There’s a couple of important points here. First of all note with me the diversity of this list. Most of us do all right with the acts of the sinful nature that really do seem obvious: sexual immorality, debauchery; idolatry and witchcraft; fits of rage, and orgies. What becomes more troublesome are those that seem a little more mainstream: impurity, hatred, discord, jealousy, selfish ambition, dissensions, factions and envy; drunkenness. These are more problematic for us, but the message is clear, they are not separated into first tier and second tier, they are woven together and put on the same plane. Drunkenness is no more acceptable than witchcraft, jealousy is no less toxic than sexual immorality. All of these are the works of the flesh, the cargo natural to the life unchanged by grace. These are the desires that Paul says we will not gratify if we are living by the Spirit.

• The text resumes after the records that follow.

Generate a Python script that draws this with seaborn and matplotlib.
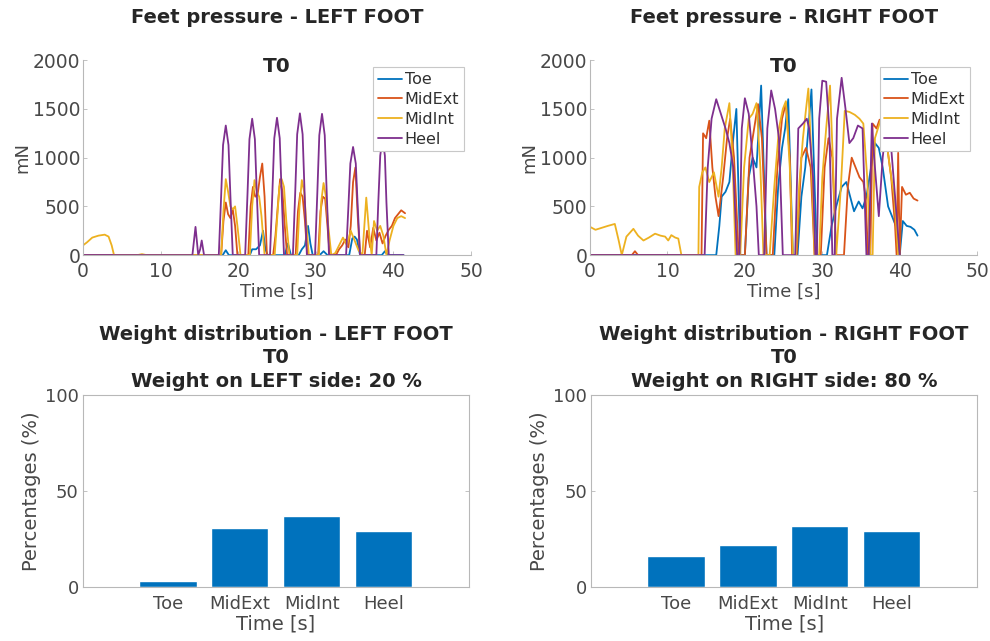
import numpy as np
import pandas as pd
import matplotlib
matplotlib.use("Agg")
import matplotlib.pyplot as plt
import seaborn as sns

# ---------------- data ----------------
sensors = ["Toe", "MidExt", "MidInt", "Heel"]
line_colors = ["#0072BD", "#D95319", "#EDB120", "#7E2F8E"]
bar_color = "#0072BD"

# LEFT foot time series (time [s], pressure [mN])
t_left_toe = [0, 18.0, 18.4, 18.8, 21.5, 21.8, 22.3, 22.8, 23.2, 23.5, 23.8,
              26.0, 26.4, 26.8, 27.8, 28.2, 28.6, 29.0, 29.3, 29.6, 30.5, 31.0, 31.5,
              34.3, 34.7, 35.0, 35.3, 35.7, 38.5, 38.9, 39.3, 41.3]
v_left_toe = [0, 0, 50, 0, 0, 60, 60, 100, 250, 60, 0,
              0, 120, 0, 0, 60, 100, 300, 120, 0, 0, 40, 0,
              0, 170, 190, 160, 0, 0, 40, 0, 0]

t_left_midext = [0, 17.8, 18.1, 18.4, 18.7, 19.0, 19.3, 19.6, 19.9,
                 21.3, 21.6, 21.9, 22.2, 22.5, 22.8, 23.1, 23.4, 23.7,
                 24.5, 24.8, 25.1, 25.4, 25.7, 26.0, 26.3,
                 27.4, 27.7, 28.0, 28.3, 28.6, 28.9,
                 30.3, 30.6, 30.9, 31.2, 31.5, 31.8,
                 32.6, 33.0, 33.4, 33.8, 34.2, 34.5, 34.8, 35.1, 35.4, 35.7,
                 36.3, 36.6, 37.0, 37.4, 37.8, 38.2, 38.6, 39.0, 39.4, 39.8, 40.2, 40.6, 41.0, 41.5]
v_left_midext = [0, 0, 350, 540, 420, 380, 470, 300, 0,
                 0, 500, 700, 600, 620, 800, 940, 600, 0,
                 0, 200, 500, 780, 650, 300, 0,
                 0, 450, 640, 600, 350, 0,
                 0, 450, 600, 580, 300, 0,
                 0, 60, 100, 160, 80, 300, 750, 900, 400, 0,
                 0, 250, 80, 280, 150, 230, 120, 200, 260, 300, 380, 420, 460, 430]

t_left_midint = [0, 0.5, 1.2, 2.0, 2.8, 3.3, 3.7, 4.0, 7.0, 7.6, 8.2,
                 17.8, 18.1, 18.4, 18.7, 19.0, 19.3, 19.6, 19.9, 20.3,
                 21.5, 21.8, 22.1, 22.4, 22.7, 23.0, 23.4,
                 24.7, 25.0, 25.3, 25.6, 25.9, 26.2, 26.6,
                 27.6, 27.9, 28.2, 28.5, 28.8, 29.1,
                 30.4, 30.7, 31.0, 31.3, 31.6, 32.0,
                 32.5, 33.0, 33.5, 34.0, 34.5, 35.0, 35.5, 36.0,
                 36.5, 36.9, 37.2, 37.5, 37.9, 38.3, 38.7, 39.1, 39.5, 40.0, 40.5, 41.0, 41.5]
v_left_midint = [100, 130, 180, 200, 210, 190, 100, 0, 0, 10, 0,
                 0, 450, 780, 650, 500, 470, 500, 300, 0,
                 0, 500, 770, 650, 600, 400, 0,
                 0, 350, 700, 780, 700, 350, 0,
                 0, 500, 770, 650, 300, 0,
                 0, 550, 740, 600, 300, 0,
                 20, 100, 180, 100, 250, 150, 50, 0,
                 590, 200, 0, 350, 250, 300, 200, 0, 150, 300, 380, 400, 380]

t_left_heel = [0, 14.1, 14.5, 14.85, 15.1, 15.3, 15.6,
               17.5, 17.8, 18.05, 18.4, 18.75, 19.0, 19.3,
               20.9, 21.2, 21.45, 21.8, 22.15, 22.4, 22.7,
               24.1, 24.4, 24.65, 25.0, 25.35, 25.6, 25.9,
               27.05, 27.35, 27.6, 27.95, 28.3, 28.55, 28.85,
               29.9, 30.2, 30.45, 30.8, 31.15, 31.4, 31.7,
               33.9, 34.2, 34.45, 34.8, 35.15, 35.4, 35.7,
               37.8, 38.05, 38.3, 38.6, 38.9, 39.1, 39.4, 41.3]
v_left_heel = [0, 0, 290, 0, 60, 150, 0,
               0, 600, 1130, 1330, 1130, 600, 0,
               0, 630, 1190, 1400, 1190, 630, 0,
               0, 630, 1200, 1410, 1200, 630, 0,
               0, 650, 1240, 1455, 1240, 650, 0,
               0, 650, 1230, 1450, 1230, 650, 0,
               0, 500, 940, 1110, 940, 500, 0,
               0, 540, 1020, 1200, 1020, 540, 0, 0]

# RIGHT foot time series
t_right_toe = [0, 16.3, 16.7, 17.0, 17.5, 18.0, 18.5, 18.9, 19.4,
               20.0, 20.5, 21.0, 21.5, 22.1, 22.8,
               23.8, 24.3, 24.8, 25.2, 25.6, 26.2,
               26.8, 27.3, 27.8, 28.2, 28.6, 29.3,
               30.6, 31.2, 31.8, 32.5, 33.1, 33.6, 34.1, 34.7, 35.2, 35.7, 36.3, 36.8,
               37.3, 37.8, 38.5, 39.0, 39.5, 40.0, 40.4, 40.9, 41.4, 41.9, 42.3]
v_right_toe = [0, 0, 300, 600, 650, 750, 1200, 1500, 0,
               0, 800, 1000, 900, 1740, 0,
               0, 700, 1100, 1300, 1600, 0,
               0, 600, 900, 1300, 1700, 0,
               0, 300, 500, 700, 750, 600, 450, 550, 480, 600, 900, 1150,
               1100, 900, 500, 400, 300, 0, 350, 300, 290, 260, 200]

t_right_midext = [0, 5.4, 5.8, 6.2, 14.4, 14.6, 15.0, 15.4, 15.8, 16.2, 16.6, 17.2, 17.7, 18.1, 18.6, 19.2,
                  20.0, 20.6, 21.2, 21.7, 22.2, 22.8,
                  23.6, 24.2, 24.8, 25.3, 25.8, 26.1,
                  26.7, 27.3, 27.9, 28.5, 29.0,
                  29.8, 30.3, 30.8, 31.3, 31.8,
                  32.8, 33.3, 33.8, 34.3, 34.8, 35.3, 35.6, 35.9,
                  36.2, 36.5, 37.0, 37.4, 37.9, 38.4, 38.9, 39.4, 39.6, 39.8, 40.0, 40.3, 40.8, 41.3, 41.8, 42.3]
v_right_midext = [0, 0, 40, 0, 0, 1250, 1200, 1380, 900, 600, 400, 800, 1200, 1400, 1000, 0,
                  0, 1000, 1300, 1550, 1200, 0,
                  0, 900, 1400, 1560, 1000, 0,
                  0, 1000, 1100, 900, 0,
                  0, 900, 1200, 1000, 0,
                  0, 700, 1000, 900, 800, 750, 600, 0,
                  0, 1350, 1300, 1390, 1250, 1100, 800, 300, 0, 1050, 0, 700, 620, 640, 580, 560]

t_right_midint = [0, 0.7, 1.5, 2.3, 3.2, 3.7, 4.1, 4.7, 5.6, 6.2, 6.9, 7.6, 8.4, 9.1, 9.7, 10.1, 10.5, 11.0, 11.4, 11.8,
                  14.0, 14.1, 14.5, 14.9, 15.4, 16.0, 16.6, 17.0, 17.4, 18.0, 18.4, 18.8,
                  19.4, 19.9, 20.5, 21.0, 21.5, 22.0, 22.4,
                  23.2, 23.8, 24.4, 24.9, 25.3, 25.8, 26.2,
                  26.6, 27.0, 27.5, 27.9, 28.2, 28.6, 29.0,
                  29.6, 30.0, 30.5, 31.0, 31.4, 31.8, 32.4, 32.9, 33.5, 34.2, 34.8, 35.3, 35.8, 36.2,
                  36.5, 36.8, 37.5, 38.0, 38.4, 38.9, 39.3, 39.8]
v_right_midint = [290, 260, 280, 300, 320, 150, 0, 190, 270, 200, 150, 180, 220, 200, 190, 150, 205, 180, 170, 0,
                  0, 700, 850, 900, 750, 850, 600, 900, 1300, 1560, 1000, 0,
                  0, 900, 1400, 1450, 1560, 900, 0,
                  0, 700, 1300, 1500, 1580, 900, 0,
                  0, 700, 1200, 1500, 1710, 1000, 0,
                  0, 800, 1300, 1740, 900, 0, 700, 1480, 1470, 1440, 1400, 1350, 800, 0,
                  0, 1200, 1380, 1250, 1100, 800, 600, 0]

t_right_heel = [0, 14.8, 15.2, 15.7, 16.3, 16.9, 17.5, 18.0, 18.5, 19.0,
                19.3, 19.6, 20.0, 20.5, 21.0, 21.5, 21.8,
                22.5, 22.9, 23.4, 23.9, 24.4, 24.9,
                26.5, 26.9, 27.5, 28.0, 28.3, 28.8, 29.1,
                29.3, 29.6, 30.0, 30.5, 30.9, 31.3,
                31.6, 31.9, 32.5, 33.0, 33.5, 34.0, 34.6, 35.2, 35.7,
                36.0, 36.4, 36.8, 37.3, 37.8, 38.5, 39.2, 40.0]
v_right_heel = [0, 0, 900, 1400, 1600, 1450, 1300, 1150, 900, 0,
                0, 1300, 1610, 1450, 1000, 500, 0,
                0, 1300, 1690, 1500, 1200, 0,
                0, 1300, 1350, 1400, 1300, 800, 0,
                0, 1400, 1790, 1780, 1300, 0,
                0, 1400, 1820, 1500, 1150, 1200, 1330, 1300, 0,
                0, 1350, 900, 400, 1000, 1500, 800, 0]

# Weight distribution (%)
left_pct = [3, 31, 37, 29]
right_pct = [16, 22, 32, 29]
left_side_weight = 20
right_side_weight = 80

# ---------------- style ----------------
sns.set_style("white")
plt.rcParams["font.family"] = ["DejaVu Sans"]
tick_col = "#484848"
spine_col = "#b8b8b8"

fig = plt.figure(figsize=(9.9, 6.41), dpi=100)

def long_df(ts, vs):
    frames = []
    for name, t, v in zip(sensors, ts, vs):
        frames.append(pd.DataFrame({"t": t, "v": v, "sensor": name}))
    return pd.concat(frames, ignore_index=True)

def style_axes(ax, box, size):
    for s in ["left", "bottom", "top", "right"]:
        ax.spines[s].set_color(spine_col)
        ax.spines[s].set_linewidth(0.8)
    if not box:
        ax.spines["top"].set_visible(False)
        ax.spines["right"].set_visible(False)
    ax.tick_params(direction="in", length=3, width=0.6, color=spine_col,
                   labelcolor=tick_col, labelsize=size, pad=3,
                   top=box, right=box, bottom=True, left=True)

def line_panel(rect, ts, vs, side):
    ax = fig.add_axes(rect)
    df = long_df(ts, vs)
    sns.lineplot(data=df, x="t", y="v", hue="sensor", hue_order=sensors,
                 palette=line_colors, estimator=None, sort=False,
                 linewidth=1.3, ax=ax)
    ax.set_xlim(0, 50)
    ax.set_ylim(0, 2000)
    ax.set_xticks([0, 10, 20, 30, 40, 50])
    ax.set_yticks([0, 500, 1000, 1500, 2000])
    style_axes(ax, box=False, size=13.5)
    ax.tick_params(axis="x", pad=5)
    ax.tick_params(axis="y", pad=2)
    ax.set_xlabel("Time [s]", fontsize=13, color=tick_col, labelpad=1)
    ax.set_ylabel("mN", fontsize=13, color=tick_col, labelpad=1)
    ax.set_title(f"Feet pressure - {side} FOOT", fontsize=14,
                 fontweight="bold", pad=27)
    ax.text(0.5, 0.97, "T0", transform=ax.transAxes, ha="center", va="center",
            fontsize=14.5, fontweight="bold")
    handles, labels = ax.get_legend_handles_labels()
    leg = ax.legend(handles, labels, loc="upper right", fontsize=11.5,
                    frameon=True, fancybox=False, framealpha=1,
                    edgecolor="#c8c8c8", handlelength=1.5, handletextpad=0.15,
                    labelspacing=0.3, borderpad=0.3, borderaxespad=0.45)
    leg.get_frame().set_linewidth(0.8)
    for txt in leg.get_texts():
        txt.set_color("#303030")
    leg.set_zorder(5)
    return ax

def bar_panel(rect, pct, side, side_w):
    ax = fig.add_axes(rect)
    sns.barplot(x=sensors, y=pct, color=bar_color, saturation=1, width=0.8, ax=ax)
    ax.set_xlim(-1.18, 4.19)
    ax.set_ylim(0, 100)
    ax.set_yticks([0, 50, 100])
    style_axes(ax, box=True, size=13)
    ax.tick_params(axis="x", pad=6, length=0)
    ax.set_xlabel("Time [s]", fontsize=14, color=tick_col, labelpad=1)
    ax.set_ylabel("Percentages (%)", fontsize=14, color=tick_col, labelpad=3)
    ax.set_title(f"Weight distribution - {side} FOOT\nT0\nWeight on {side} side: {side_w} %",
                 fontsize=14, fontweight="bold", pad=6, linespacing=1.3)
    return ax

line_panel([0.0838, 0.602, 0.392, 0.304],
           [t_left_toe, t_left_midext, t_left_midint, t_left_heel],
           [v_left_toe, v_left_midext, v_left_midint, v_left_heel], "LEFT")
line_panel([0.596, 0.602, 0.391, 0.304],
           [t_right_toe, t_right_midext, t_right_midint, t_right_heel],
           [v_right_toe, v_right_midext, v_right_midint, v_right_heel], "RIGHT")
bar_panel([0.0838, 0.0842, 0.390, 0.2995], left_pct, "LEFT", left_side_weight)
bar_panel([0.597, 0.0842, 0.390, 0.2995], right_pct, "RIGHT", right_side_weight)

fig.savefig("out.png", dpi=100)
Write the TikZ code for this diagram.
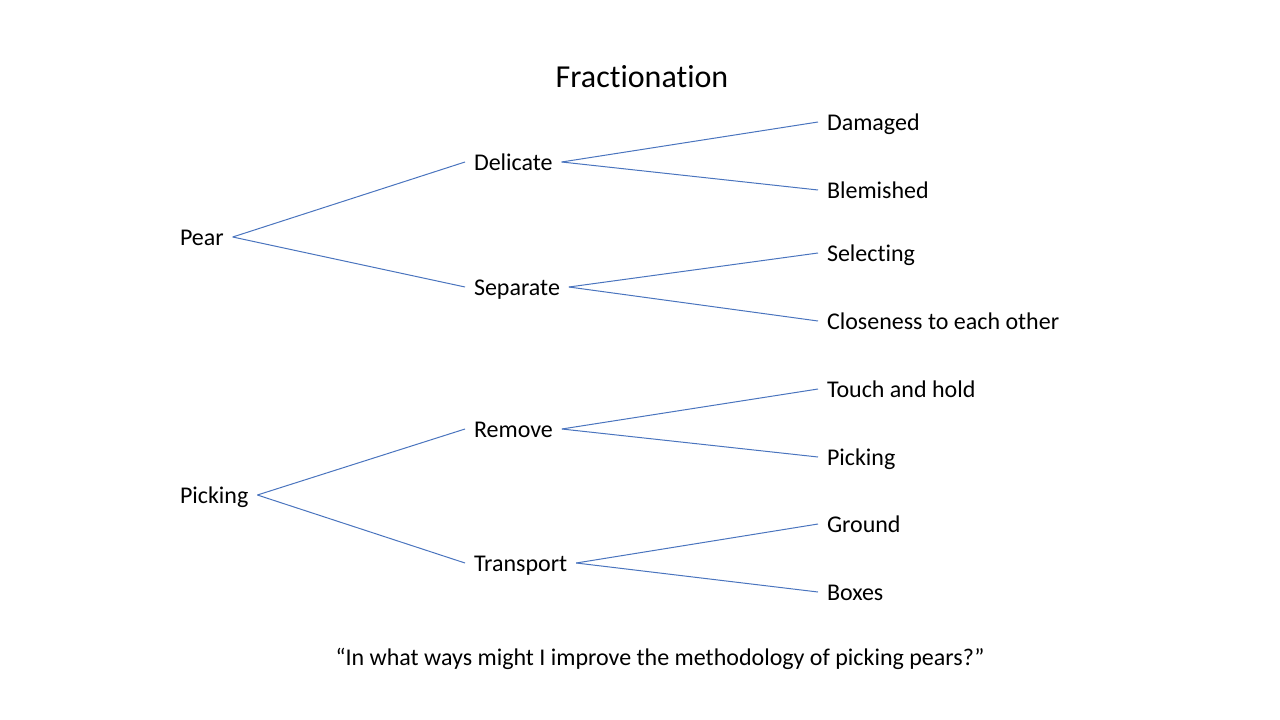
\documentclass[tikz,border=0pt]{standalone}
\usepackage{fontspec}
\setmainfont[Ligatures=NoCommon]{Carlito}
\definecolor{branchblue}{HTML}{4A74BE}
\begin{document}
\begin{tikzpicture}[x=0.75pt,y=-0.75pt,inner sep=0pt,outer sep=0pt,
item/.style={anchor=west,inner xsep=6.75pt,text height=12.6pt,text depth=0pt,font=\fontsize{18}{22}\selectfont},
branch/.style={draw=branchblue,line width=0.75pt}]
\useasboundingbox (0,0) rectangle (1280,720);
\node[anchor=base,font=\fontsize{24}{29}\selectfont] (title) at (642,88) {Fractionation};
\node[item] (pear) at (171,237) {Pear};
\node[item] (picking) at (171,495) {Picking};
\node[item] (delicate) at (465,162) {Delicate};
\node[item] (separate) at (465,287) {Separate};
\node[item] (remove) at (465,429) {Remove};
\node[item] (transport) at (465,563) {Transport};
\node[item] (damaged) at (818,122) {Damaged};
\node[item] (blemished) at (818,190) {Blemished};
\node[item] (selecting) at (818,253) {Selecting};
\node[item] (closeness) at (818,321) {Closeness to each other};
\node[item] (touch) at (818,389) {Touch and hold};
\node[item] (pickingleaf) at (818,457) {Picking};
\node[item] (ground) at (818,524) {Ground};
\node[item] (boxes) at (818,592) {Boxes};
\node[anchor=base,font=\fontsize{18}{22}\selectfont] (question) at (660,665) {“In what ways might I improve the methodology of picking pears?”};
\draw[branch] (pear.east) -- (delicate.west);
\draw[branch] (pear.east) -- (separate.west);
\draw[branch] (picking.east) -- (remove.west);
\draw[branch] (picking.east) -- (transport.west);
\draw[branch] (delicate.east) -- (damaged.west);
\draw[branch] (delicate.east) -- (blemished.west);
\draw[branch] (separate.east) -- (selecting.west);
\draw[branch] (separate.east) -- (closeness.west);
\draw[branch] (remove.east) -- (touch.west);
\draw[branch] (remove.east) -- (pickingleaf.west);
\draw[branch] (transport.east) -- (ground.west);
\draw[branch] (transport.east) -- (boxes.west);
\end{tikzpicture}
\end{document}
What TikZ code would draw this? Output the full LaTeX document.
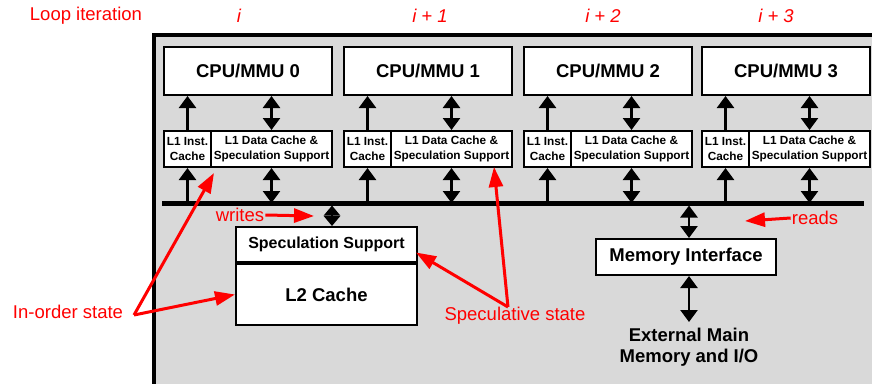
\documentclass[tikz,border=0pt]{standalone}
\usepackage{fontspec}
\setmainfont{Liberation Sans}
\usetikzlibrary{arrows.meta,calc}
\definecolor{panel}{RGB}{217,217,217}
\definecolor{note}{RGB}{255,0,0}
\begin{document}
\begin{tikzpicture}[x=1pt,y=-1pt,
  box/.style={draw=black,line width=2pt,fill=white,inner sep=0pt,align=center},
  big/.style={font=\fontsize{18.5}{21}\selectfont\bfseries},
  mid/.style={font=\fontsize{16}{19}\selectfont\bfseries},
  small/.style={font=\fontsize{11.8}{14.6}\selectfont\bfseries},
  link/.style={line width=2.5pt,-{Triangle[width=17pt,length=12pt]}},
  dlink/.style={line width=2.5pt,{Triangle[width=17pt,length=12pt]}-{Triangle[width=17pt,length=12pt]}},
  note/.style={text=note,inner sep=1pt,font=\fontsize{18.5}{21}\selectfont},
  pointer/.style={draw=note,line width=3pt,-{Triangle[width=14pt,length=20pt]}}]
\useasboundingbox (0,0) rectangle (872,383);
\clip (0,0) rectangle (872,383);

% chip outline
\draw[line width=4.5pt,fill=panel] (154,35) rectangle (900,410);

% iteration labels
\node[note] (loop) at (86,16) {Loop iteration};
\node[note,font=\fontsize{18.5}{21}\selectfont\itshape] (it0) at (239,16) {i};
\node[note,font=\fontsize{18.5}{21}\selectfont\itshape] (it1) at (430,16) {i + 1};
\node[note,font=\fontsize{18.5}{21}\selectfont\itshape] (it2) at (603,16) {i + 2};
\node[note,font=\fontsize{18.5}{21}\selectfont\itshape] (it3) at (776,16) {i + 3};

% shared bus
\coordinate (busL) at (162,203);
\coordinate (busR) at (864,203);
\draw[line width=5pt] (busL) -- (busR);

% processors with their L1 caches
\foreach \k/\cx in {0/248,1/428,2/608,3/786}{
  \node[box,big,minimum width=168pt,minimum height=48pt] (cpu\k) at (\cx,71) {CPU/MMU \k};
  \node[box,small,minimum width=47pt,minimum height=36pt] (li\k) at (\cx-60.5,149) {L1 Inst.\\Cache};
  \node[box,small,minimum width=121pt,minimum height=36pt] (ld\k) at (\cx+23.5,149) {L1 Data Cache \&\\Speculation Support};
  \draw[link] (li\k.north) -- (li\k.north |- cpu\k.south);
  \draw[dlink] (ld\k.north) -- (ld\k.north |- cpu\k.south);
  \draw[link] (li\k.south |- busL) -- (li\k.south);
  \draw[dlink] (ld\k.south |- busL) -- (ld\k.south);
}

% L2 cache with speculation support
\node[box,mid,minimum width=181pt,minimum height=35pt] (l2s) at (326.5,244.5) {Speculation Support};
\node[box,big,minimum width=181pt,minimum height=61pt,anchor=north] (l2c) at (l2s.south) {L2 Cache};
\coordinate (tap) at (332,205.5);
\draw[line width=2.5pt,{Triangle[width=16pt,length=10pt]}-{Triangle[width=16pt,length=10pt]}] (tap) -- (tap |- l2s.north);

% memory interface
\node[box,big,minimum width=180pt,minimum height=36pt] (mem) at (686,257) {Memory Interface};
\coordinate (mtap) at (689,205.5);
\draw[dlink] (mtap) -- (mtap |- mem.north);
\node[big,align=center,inner xsep=0pt,inner ysep=6pt,anchor=north] (ext) at (689,322) {External Main\\Memory and I/O};
\draw[dlink] (mtap |- mem.south) -- (mtap |- ext.north);

% annotations
\node[note] (writes) at (240,215) {writes};
\coordinate (wtip) at (314,216);
\draw[pointer] (writes.east) -- (wtip);
\node[note] (reads) at (815,218) {reads};
\coordinate (rtip) at (745,221);
\draw[pointer] (reads.west) -- (rtip);

\node[note] (inorder) at (68,312) {In-order state};
\coordinate (vin) at (134,315);
\draw[pointer] (vin) -- ($(li0.south east)+(2,5)$);
\draw[pointer] (vin) -- (l2c.west);

\node[note] (spec) at (515,316) {Speculative state};
\coordinate (vsp) at (508,307);
\draw[pointer] (vsp) -- ($(ld1.south east)+(-19,-1)$);
\draw[pointer] (vsp) -- ($(l2s.east)+(-2,8)$);
\end{tikzpicture}
\end{document}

Also note that Paul is quite strong here in his condemnation of all of this type of behavior. Those who live this way, he says WILL NOT inherit the kingdom of God. Play semantic games with what that means all you want, but the bottom line is Paul is saying if you live a life that produces this kind of fruit, you are not saved. Clearly this is the balance to the strong emphasis upon faith and Grace we’ve seen up to this point in his letter to the Galatians. He’s not taking all that back, he’s not turning around now and saying follow these rules to be saved. He’s saying if you are saved you won’t live this way.

And I think the wording is important, he doesn’t say that those who do these things will not inherit the kingdom. He says that those who live this way will not inherit the kingdom. That’s not to give permission for occaisional backsliding, but simply to recognize that the changing grace that works in our lives by the power of the Spirit brings us along gently in a process of grace, molding us into the image of Jesus. God isn’t up there with a stick ready to pound your head at the first mistake, but there clearly is a divine expectation of a changed life in response to and incooperation with God’s Grace.

Finally let’s look at the Good stuff, the desirable cargo of the...

3. Fruit of the Spirit

vv. 22-25 But the fruit of the Spirit is love, joy, peace, patience, kindness, goodness, faithfulness, gentleness and self-control. Against such things there is no law. Those who belong to Christ Jesus have crucified the sinful nature with its passions and desires. Since we live by the Spirit, let us keep in step with the Spirit.

The first thing that leaps out at me here is the contrast between the types of thing that Paul lists as being the fruit of the Spirit and those that he lists as fruit of the flesh. The fruits of the flesh he describes as "acts of the sinful nature" and they are just that--actions, behaviors, things people do.

The fruit of the spirit on the other hand are character traits. They are ways of being, of course it goes without saying that these will manifest themselves in behavior consistent with the life of the Spirit, but it’s important to note that the transformation is first internal. Does the behavior change? Yes, but it is the person that changes first and the behavior changes as a result of that.

And it is this internal change that we as human beings are really intersted in. Like the Melanesian islanders building empty runways we can attempt to build the Christian life based on externals but the real cargo never arrives when we do it that way. A life of external purity in itself will lead only to frustration because we cannot forever maintain that facade, but a life rooted in faith in Jesus will lead both to an a life filled with love, joy, peace, patience, kindness, goodness, faithfulness, gentleness and self-control, AND to a life that is externally pure. The very next verse says "Those who belong to Christ Jesus have crucified the sinful nature with its passions and desires"

A relationship with the source of the cargo means you get both the cargo--the fruit of the Spirit--and the runway--the changed life, and instead of being dudgery that new life is abundant.